In second period elements with less than or half filled $\ce{p}$ orbitals, as the $\ce{s}$ and $\ce{p}$ atomic orbitals have similar energies, so the formed $\ce{\sigma_{g}}$ MO would have similar energy as $\ce{\sigma_{u}}$, but because of electron cloud repulsion it has a big increase in energy, hence it is above the $\pi$ orbitals? And this phenomenom is known as sp mixing.
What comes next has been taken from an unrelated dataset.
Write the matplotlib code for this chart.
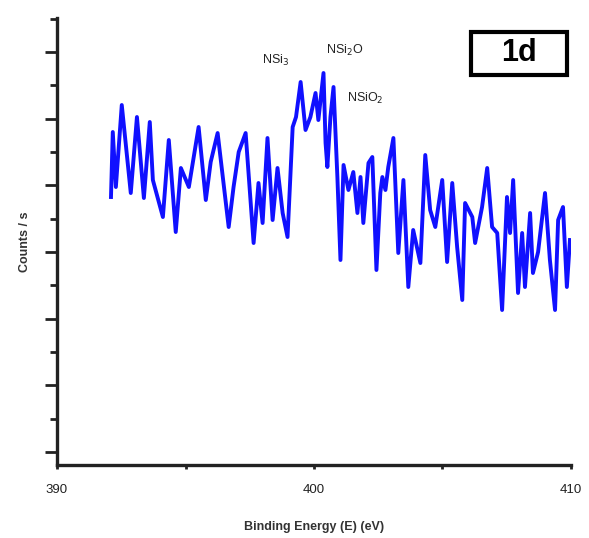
import matplotlib
matplotlib.use("Agg")
import matplotlib.pyplot as plt
from matplotlib.patches import Rectangle
from matplotlib.ticker import MultipleLocator, NullFormatter

plt.rcParams['font.family'] = ['Liberation Sans', 'DejaVu Sans']

# spectrum (binding energy in eV, counts / s)
energy = [392.10, 392.17, 392.29, 392.52, 392.87, 393.11, 393.38, 393.61, 393.73, 394.12,
          394.35, 394.62, 394.82, 395.13, 395.51, 395.79, 395.98, 396.25, 396.68, 396.87,
          397.07, 397.34, 397.65, 397.84, 398.00, 398.19, 398.39, 398.58, 398.78, 398.97,
          399.17, 399.30, 399.48, 399.67, 399.86, 400.06, 400.17, 400.37, 400.45, 400.52,
          400.64, 400.76, 400.91, 401.03, 401.15, 401.34, 401.53, 401.69, 401.81, 401.92,
          402.12, 402.27, 402.43, 402.58, 402.66, 402.78, 402.89, 403.09, 403.28, 403.48,
          403.67, 403.86, 404.14, 404.33, 404.52, 404.72, 404.99, 405.18, 405.38, 405.57,
          405.77, 405.88, 406.16, 406.27, 406.54, 406.74, 406.93, 407.13, 407.32, 407.51,
          407.63, 407.75, 407.94, 408.10, 408.21, 408.41, 408.52, 408.72, 408.99, 409.18,
          409.38, 409.50, 409.69, 409.84, 409.96]
counts = [965, 1160, 995, 1241, 977, 1205, 962, 1190, 1016, 905,
          1136, 860, 1052, 995, 1175, 956, 1070, 1157, 875, 995,
          1100, 1157, 827, 1007, 887, 1142, 896, 1052, 917, 845,
          1175, 1205, 1310, 1166, 1205, 1277, 1196, 1337, 1127, 1055,
          1205, 1295, 1025, 776, 1061, 986, 1040, 917, 1025, 887,
          1067, 1085, 746, 977, 1025, 986, 1055, 1142, 797, 1016,
          695, 866, 767, 1091, 926, 875, 1016, 770, 1007, 815,
          656, 947, 905, 827, 935, 1052, 875, 857, 626, 965,
          857, 1016, 677, 857, 695, 917, 737, 800, 977, 776,
          626, 896, 935, 695, 836]

peak_names = ['NSi$_3$', 'NSi$_2$O', 'NSiO$_2$']
peak_pos = [(398.5, 1375), (401.2, 1405), (402.0, 1260)]

fig = plt.figure(figsize=(5.89, 5.38), dpi=100)
ax = fig.add_axes([0.0968, 0.1357, 0.8726, 0.8308])

ax.plot(energy, counts, color='#1010ff', lw=2.8)

ax.set_xlim(390, 410)
ax.set_ylim(161, 1502)
ax.xaxis.set_major_locator(MultipleLocator(10))
ax.xaxis.set_minor_locator(MultipleLocator(5))
ax.yaxis.set_major_locator(MultipleLocator(200))
ax.yaxis.set_minor_locator(MultipleLocator(100))
ax.yaxis.set_major_formatter(NullFormatter())

for s in ['top', 'right']:
    ax.spines[s].set_visible(False)
for s in ['left', 'bottom']:
    ax.spines[s].set_linewidth(2.4)
    ax.spines[s].set_color('#222222')

ax.tick_params(axis='y', which='major', direction='out', length=9, width=2, color='#222222')
ax.tick_params(axis='y', which='minor', direction='out', length=5, width=2, color='#222222')
ax.tick_params(axis='x', which='both', direction='out', length=3, width=2, color='#222222',
               labelsize=9.5, pad=11, labelcolor='#222222')

ax.set_xlabel('Binding Energy (E) (eV)', fontsize=9, fontweight='bold', color='#333333', labelpad=18)
ax.set_ylabel('Counts / s', fontsize=9, fontweight='bold', color='#333333', labelpad=6)

for name, (px, py) in zip(peak_names, peak_pos):
    ax.text(px, py, name, fontsize=9, color='#222222', ha='center', va='center')

# "1d" panel label in a box
fig.patches.append(Rectangle((0.8, 0.8606), 0.163, 0.0799, transform=fig.transFigure,
                             fc='white', ec='black', lw=3))
fig.text(0.881, 0.9015, '1d', fontsize=22, fontweight='bold', ha='center', va='center')

fig.savefig('out.png', dpi=100)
Or am I wrong somewhere? Is my reasoning corret?
Answer
This phenomenon is explained by s-p mixing. All the elements in the second period before oxygen have the difference in energy between the 2s and 2p orbital small enough, so that s-p mixing (combination) can occur lowering the energy of the σ(2s) and σ*(2s) and increasing the energy of the σ(2p) and σ*(2p) molecular orbitals. By moving towards right in a period, the s orbital gets more stabilized than the p orbital and the difference in their energies increases, making the s-p mixing for oxygen much smaller.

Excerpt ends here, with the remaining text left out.